>> begin Data

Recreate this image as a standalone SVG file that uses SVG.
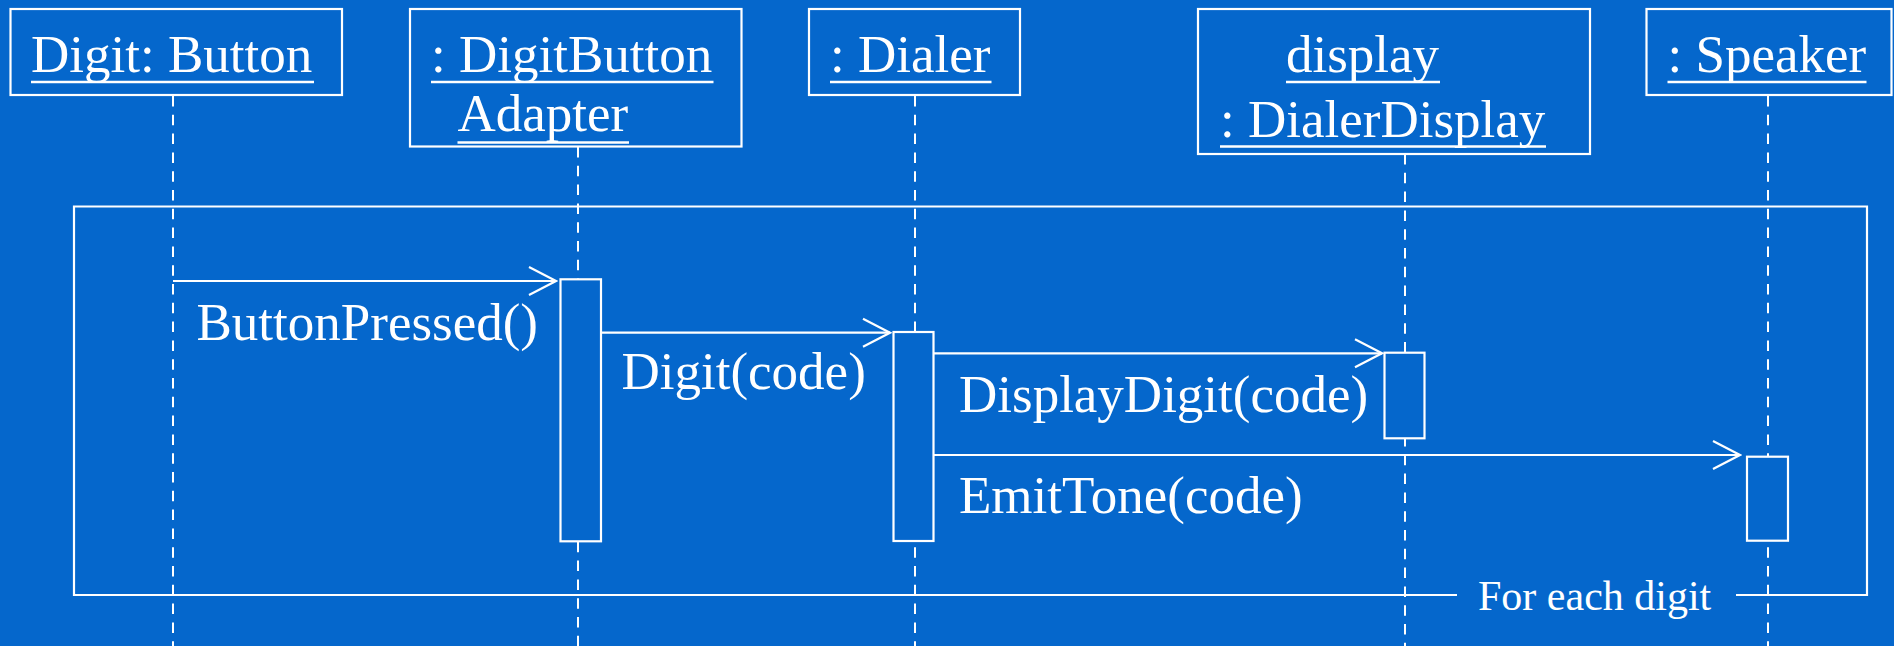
<svg xmlns="http://www.w3.org/2000/svg" width="1894" height="646" viewBox="0 0 1894 646">
  <style>
    .bg { fill: #0567cc; }
    .box { fill: none; stroke: #ffffff; stroke-width: 2.2; }
    .act { fill: #0567cc; stroke: #ffffff; stroke-width: 2.2; }
    .life { stroke: #ffffff; stroke-width: 2; stroke-dasharray: 10.5 8.3; fill: none; }
    .msg { stroke: #ffffff; stroke-width: 2.2; fill: none; }
    .ul { stroke: #ffffff; stroke-width: 2.7; }
    .lbl { font-family: "Liberation Serif", "Times New Roman", serif; font-size: 53px; fill: #ffffff; }
    .small { font-family: "Liberation Serif", "Times New Roman", serif; font-size: 42px; fill: #ffffff; }
  </style>
  <defs>
    <marker id="open" markerUnits="userSpaceOnUse" markerWidth="32" markerHeight="32" viewBox="-30 -16 32 32" refX="0" refY="0" orient="auto">
      <path d="M-27,-14 L0,0 L-27,14" fill="none" stroke="#ffffff" stroke-width="2.2"/>
    </marker>
  </defs>

  <rect class="bg" x="0" y="0" width="1894" height="646"/>

  <!-- lifelines -->
  <g id="lifelines">
    <line class="life" x1="173" y1="96" x2="173" y2="646"/>
    <line class="life" x1="578" y1="147" x2="578" y2="646"/>
    <line class="life" x1="915" y1="96" x2="915" y2="646"/>
    <line class="life" x1="1405" y1="154" x2="1405" y2="646"/>
    <line class="life" x1="1768" y1="96" x2="1768" y2="646"/>
  </g>

  <!-- loop frame -->
  <g id="loop">
    <path class="box" d="M1457,595 H74 V206.5 H1867 V595 H1736"/>
    <text class="small" x="1478" y="610">For each digit</text>
  </g>

  <!-- object heads -->
  <g id="digit-button">
    <rect class="box" x="10.5" y="9" width="331.5" height="86"/>
    <text class="lbl" x="31" y="71.5">Digit: Button</text>
    <line class="ul" x1="31" y1="82" x2="314" y2="82"/>
  </g>
  <g id="adapter">
    <rect class="box" x="410" y="9" width="331.5" height="137.5"/>
    <text class="lbl" x="431" y="71.5">: DigitButton</text>
    <line class="ul" x1="431" y1="82" x2="713.5" y2="82"/>
    <text class="lbl" x="457.5" y="131">Adapter</text>
    <line class="ul" x1="457.5" y1="142.5" x2="629" y2="142.5"/>
    <rect class="act" x="560.5" y="279.3" width="40.5" height="262"/>
  </g>
  <g id="dialer">
    <rect class="box" x="809" y="9" width="211" height="86"/>
    <text class="lbl" x="830" y="71.5">: Dialer</text>
    <line class="ul" x1="830" y1="82" x2="991.5" y2="82"/>
    <rect class="act" x="893.5" y="332" width="40" height="209"/>
  </g>
  <g id="display">
    <rect class="box" x="1198" y="9" width="392" height="145"/>
    <text class="lbl" x="1286" y="71.5">display</text>
    <line class="ul" x1="1286" y1="82" x2="1440" y2="82"/>
    <text class="lbl" x="1220" y="137">: DialerDisplay</text>
    <line class="ul" x1="1220" y1="146.5" x2="1546" y2="146.5"/>
    <rect class="act" x="1384.5" y="352.7" width="40" height="85.6"/>
  </g>
  <g id="speaker">
    <rect class="box" x="1646.5" y="9" width="245" height="86"/>
    <text class="lbl" x="1667.5" y="71.5">: Speaker</text>
    <line class="ul" x1="1667.5" y1="82" x2="1866.5" y2="82"/>
    <rect class="act" x="1747" y="456.7" width="41" height="84"/>
  </g>

  <!-- messages -->
  <g id="connectors">
    <line class="msg" x1="173" y1="281" x2="556" y2="281" marker-end="url(#open)"/>
    <text class="lbl" x="196.5" y="340">ButtonPressed()</text>
    <line class="msg" x1="601" y1="332.7" x2="890" y2="332.7" marker-end="url(#open)"/>
    <text class="lbl" x="621.5" y="389">Digit(code)</text>
    <line class="msg" x1="933.5" y1="353.3" x2="1382" y2="353.3" marker-end="url(#open)"/>
    <text class="lbl" x="959" y="411.5">DisplayDigit(code)</text>
    <line class="msg" x1="933.5" y1="455" x2="1740" y2="455" marker-end="url(#open)"/>
    <text class="lbl" x="959" y="512.5">EmitTone(code)</text>
  </g>
</svg>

>> end Data

◆ Brief ◆
Would you return the data exactly as written, without the pictures?

◆ The reply ◆
Recreate this image as a standalone SVG file that uses SVG.
<svg xmlns="http://www.w3.org/2000/svg" width="1894" height="646" viewBox="0 0 1894 646">
  <style>
    .bg { fill: #0567cc; }
    .box { fill: none; stroke: #ffffff; stroke-width: 2.2; }
    .act { fill: #0567cc; stroke: #ffffff; stroke-width: 2.2; }
    .life { stroke: #ffffff; stroke-width: 2; stroke-dasharray: 10.5 8.3; fill: none; }
    .msg { stroke: #ffffff; stroke-width: 2.2; fill: none; }
    .ul { stroke: #ffffff; stroke-width: 2.7; }
    .lbl { font-family: "Liberation Serif", "Times New Roman", serif; font-size: 53px; fill: #ffffff; }
    .small { font-family: "Liberation Serif", "Times New Roman", serif; font-size: 42px; fill: #ffffff; }
  </style>
  <defs>
    <marker id="open" markerUnits="userSpaceOnUse" markerWidth="32" markerHeight="32" viewBox="-30 -16 32 32" refX="0" refY="0" orient="auto">
      <path d="M-27,-14 L0,0 L-27,14" fill="none" stroke="#ffffff" stroke-width="2.2"/>
    </marker>
  </defs>

  <rect class="bg" x="0" y="0" width="1894" height="646"/>

  <!-- lifelines -->
  <g id="lifelines">
    <line class="life" x1="173" y1="96" x2="173" y2="646"/>
    <line class="life" x1="578" y1="147" x2="578" y2="646"/>
    <line class="life" x1="915" y1="96" x2="915" y2="646"/>
    <line class="life" x1="1405" y1="154" x2="1405" y2="646"/>
    <line class="life" x1="1768" y1="96" x2="1768" y2="646"/>
  </g>

  <!-- loop frame -->
  <g id="loop">
    <path class="box" d="M1457,595 H74 V206.5 H1867 V595 H1736"/>
    <text class="small" x="1478" y="610">For each digit</text>
  </g>

  <!-- object heads -->
  <g id="digit-button">
    <rect class="box" x="10.5" y="9" width="331.5" height="86"/>
    <text class="lbl" x="31" y="71.5">Digit: Button</text>
    <line class="ul" x1="31" y1="82" x2="314" y2="82"/>
  </g>
  <g id="adapter">
    <rect class="box" x="410" y="9" width="331.5" height="137.5"/>
    <text class="lbl" x="431" y="71.5">: DigitButton</text>
    <line class="ul" x1="431" y1="82" x2="713.5" y2="82"/>
    <text class="lbl" x="457.5" y="131">Adapter</text>
    <line class="ul" x1="457.5" y1="142.5" x2="629" y2="142.5"/>
    <rect class="act" x="560.5" y="279.3" width="40.5" height="262"/>
  </g>
  <g id="dialer">
    <rect class="box" x="809" y="9" width="211" height="86"/>
    <text class="lbl" x="830" y="71.5">: Dialer</text>
    <line class="ul" x1="830" y1="82" x2="991.5" y2="82"/>
    <rect class="act" x="893.5" y="332" width="40" height="209"/>
  </g>
  <g id="display">
    <rect class="box" x="1198" y="9" width="392" height="145"/>
    <text class="lbl" x="1286" y="71.5">display</text>
    <line class="ul" x1="1286" y1="82" x2="1440" y2="82"/>
    <text class="lbl" x="1220" y="137">: DialerDisplay</text>
    <line class="ul" x1="1220" y1="146.5" x2="1546" y2="146.5"/>
    <rect class="act" x="1384.5" y="352.7" width="40" height="85.6"/>
  </g>
  <g id="speaker">
    <rect class="box" x="1646.5" y="9" width="245" height="86"/>
    <text class="lbl" x="1667.5" y="71.5">: Speaker</text>
    <line class="ul" x1="1667.5" y1="82" x2="1866.5" y2="82"/>
    <rect class="act" x="1747" y="456.7" width="41" height="84"/>
  </g>

  <!-- messages -->
  <g id="connectors">
    <line class="msg" x1="173" y1="281" x2="556" y2="281" marker-end="url(#open)"/>
    <text class="lbl" x="196.5" y="340">ButtonPressed()</text>
    <line class="msg" x1="601" y1="332.7" x2="890" y2="332.7" marker-end="url(#open)"/>
    <text class="lbl" x="621.5" y="389">Digit(code)</text>
    <line class="msg" x1="933.5" y1="353.3" x2="1382" y2="353.3" marker-end="url(#open)"/>
    <text class="lbl" x="959" y="411.5">DisplayDigit(code)</text>
    <line class="msg" x1="933.5" y1="455" x2="1740" y2="455" marker-end="url(#open)"/>
    <text class="lbl" x="959" y="512.5">EmitTone(code)</text>
  </g>
</svg>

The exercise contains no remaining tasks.